If we look at the changes in the use of formats in Coptic magical manuscripts, we can see that they follow the larger patterns found in other types of texts, while making clear certain tendencies which are often ignored. There are a few examples in the form of rolls from the third century; if we included texts written in Demotic and Greek we would have many more. But the format of the codex becomes predominant by the fourth century, and it shares its position as the primary large format with the rotulus by the sixth.

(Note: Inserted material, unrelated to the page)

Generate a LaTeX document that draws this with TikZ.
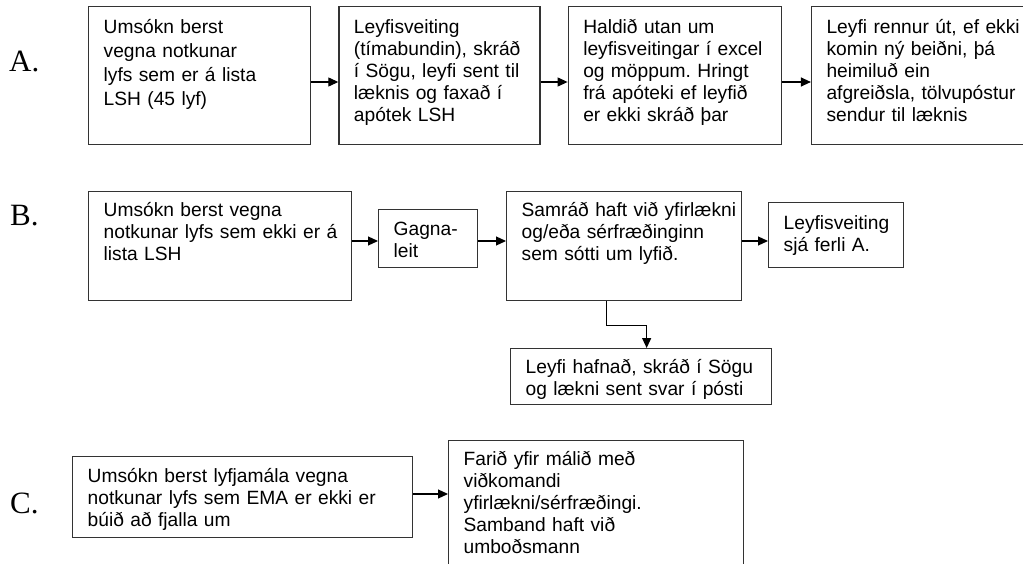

At the same time, we can see that the sheet is the main format for the whole period that Coptic magical texts are produced. 

n (Coptic magical formularies)=170

If we convert these raw numbers to percentages, we can see these changes even more clearly. 50-60% of formularies are written on sheets throughout the period of production of Coptic magical manuscripts, and the remaining 40-50% shifts from roll (3rd century) to codex (4th century), to codex and rotulus (6th-11th century). As we noted last week, this probably results from the way in which sheets were used to transmit individual recipes.

n (Coptic magical formularies)=67

Just as today, writers in Late Antique Egypt had many options when they decided to write a text, but their choice was never, or almost never, random. Rather, when someone decided to copy a magical text, their choice to use a particular format was shaped both by larger trends: the shift from roll to codex and rotulus, the function of the particular manuscript they were copying – whether it was a long collection of recipes, a short note, or an amulet, and by the materials and skills they possessed – whether they could more easily acquire papyrus, parchment or an ostracon, and whether they had the resources to acquire or the skills to produce a codex.

References and Further Reading

Bagnall, Roger. Early Christian Books in Egypt. Princeton: Princeton University Press, 2009.

Cromwell, Jennifer. “What is an Ostracon?” Papyrus Stories, 11 September 2019. https://papyrus-stories.com/2019/09/11/what-is-an-ostracon/
A helpful discussion of the history and use of the ostracon in Egypt.

den Heijer, Arco. “The Significance of the Book Connotations of the Codex as Christian Book Format in Second Century CE Egypt”. https://www.academia.edu/12349871/The_Significance_of_the_Book._Connotations_of_the_Codex_as_Christian_Book_Format_in_Second_Century_CE_Egypt 

Harnett, Benjamin. “The Diffusion of the Codex”, Classical Antiquity 36.2 (2017): 183-235.

Hurtado, Larry W. The Earliest Christian Artifacts: Manuscripts and Christian Origins. Grand Rapids, Michigan: William B. Eerdmans, 2006.

Johnson, William A. Bookrolls and Scribes in Oxyrhynchus. Toronto: University of Toronto Press, 2004.

Roberts, Colin H. and T.C. Skeat. The Birth of the Codex. London: British Academy, 1983.

Mihálykó, Ágnes T. The Christian Liturgical Papyri: An Introduction. Tübingen: Mohr Siebeck, 2019.

Poethke, Günter, Sebastian Prignitz, Veit Vaelske. Das Aktenbuch des Aurelios Philammon Prozessberichte, Annona militaris und Magie in BGU IV 1024-1027 (Berlin: De Gruyter, 2012)

Stroppa, Marco. “L’uso di rotuli per testi cristiani di carattere letterario”, Archiv für Papyrusforschung 59.2 (2013): 347-358.

Turner, Eric G. The Typology of the Early Codex. Philadelphia: University of Pennsylvania Press, 1977.